*EXERCISE DETAILS*: Identify and reproduce every line holding the string "this".

*Charts and diagrams as code*:
___
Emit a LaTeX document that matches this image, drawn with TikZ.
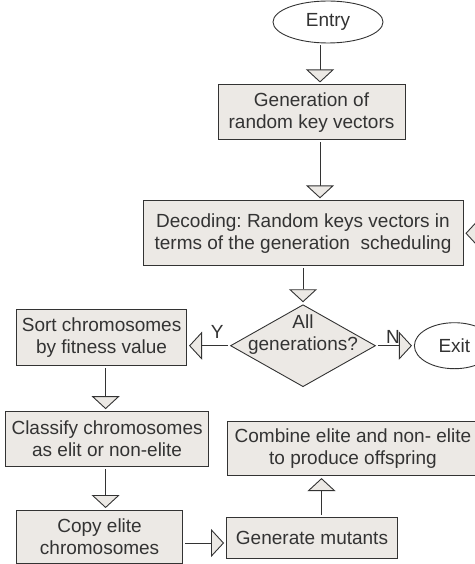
\documentclass[tikz,border=0pt]{standalone}
\usepackage{fontspec}
\setmainfont{Liberation Sans}
\usetikzlibrary{shapes.geometric, arrows.meta, positioning}
\definecolor{boxfill}{RGB}{236,233,229}
\definecolor{linegray}{RGB}{51,51,51}
\frenchspacing

\begin{document}
\begin{tikzpicture}[
    x=1bp, y=-1bp,
    every node/.style={font=\fontsize{19bp}{22bp}\selectfont, text=linegray},
    box/.style={rectangle, draw=linegray, line width=0.9bp, fill=boxfill, align=center, inner sep=0pt},
    term/.style={ellipse, draw=linegray, line width=0.9bp, fill=white, inner sep=0pt},
    decision/.style={diamond, draw=linegray, line width=0.9bp, fill=boxfill, inner sep=0pt, minimum width=145bp, minimum height=82bp},
    arr/.style={-{Triangle[length=13bp, width=28bp, fill=boxfill]}, draw=linegray, line width=0.9bp, shorten >=2bp, shorten <=2bp},
    lbl/.style={inner sep=1bp}
]
\useasboundingbox (0,0) rectangle (475,564);
\clip (0,0) rectangle (475,564);

\node[term, minimum width=110bp, minimum height=42bp] (entry) at (328,22) {Entry};

\node[box, minimum width=187bp, minimum height=55bp, below=41bp of entry, xshift=-16.5bp] (gen) {Generation of\\random key vectors};

\node[box, minimum width=320bp, minimum height=65bp, below=60bp of gen, xshift=-8.5bp] (dec) {Decoding: Random keys vectors in\\terms of the generation~~scheduling};

\node[decision, below=38bp of dec] (gens) {};
\node[align=center, inner sep=0pt] (genstext) at ([yshift=11bp]gens.center) {All\\generations?};

\node[box, minimum width=170bp, minimum height=56bp, left=43bp of gens, yshift=8bp] (sort) {Sort chromosomes\\by fitness value};
\node[term, minimum width=80bp, minimum height=46bp, right=38bp of gens] (exit) {Exit};

\node[box, minimum width=203bp, minimum height=55bp, below=45bp of sort, xshift=5.5bp] (classify) {Classify chromosomes\\as elit or non-elite};

\node[box, minimum width=166bp, minimum height=53bp, below=43bp of classify, xshift=-7.5bp] (copy) {Copy elite\\chromosomes};
\node[box, minimum width=171bp, minimum height=41bp, right=43bp of copy, yshift=-1bp] (mutants) {Generate mutants};

\node[box, minimum width=251bp, minimum height=54bp, above=41bp of mutants, xshift=41bp] (combine) {Combine elite and non- elite\\to produce offspring};

\draw[arr] ([xshift=-8bp]entry.south) -- ([xshift=-8bp]entry.south |- gen.north);
\draw[arr] ([xshift=8.5bp]gen.south) -- ([xshift=8.5bp]gen.south |- dec.north);
\draw[arr] (dec.south) -- (gens.north);
\draw[arr] (gens.west) -- (sort.east |- gens.west) node[lbl, pos=0.3, above=6bp] {Y};
\draw[arr] (gens.east) -- (exit.west) node[lbl, pos=0.45, above=1bp] {N};
\draw[arr] ([xshift=4bp]sort.south) -- ([xshift=4bp]sort.south |- classify.north);
\draw[arr] ([xshift=-1.5bp]classify.south) -- ([xshift=-1.5bp]classify.south |- copy.north);
\draw[arr] ([yshift=-6bp]copy.east) -- ([yshift=-6bp]copy.east -| mutants.west);
\draw[arr] ([xshift=9.5bp]mutants.north) -- ([xshift=9.5bp]mutants.north |- combine.south);
\draw[arr] (combine.east) -- ++(14,0) |- (dec.east);

\end{tikzpicture}
\end{document}
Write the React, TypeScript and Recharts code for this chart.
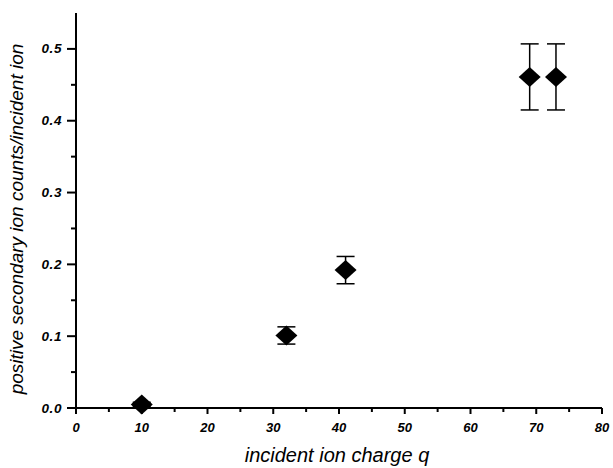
___
*TASK RESPONSE*:
Emit a LaTeX document that matches this image, drawn with TikZ.
Write the React, TypeScript and Recharts code for this chart.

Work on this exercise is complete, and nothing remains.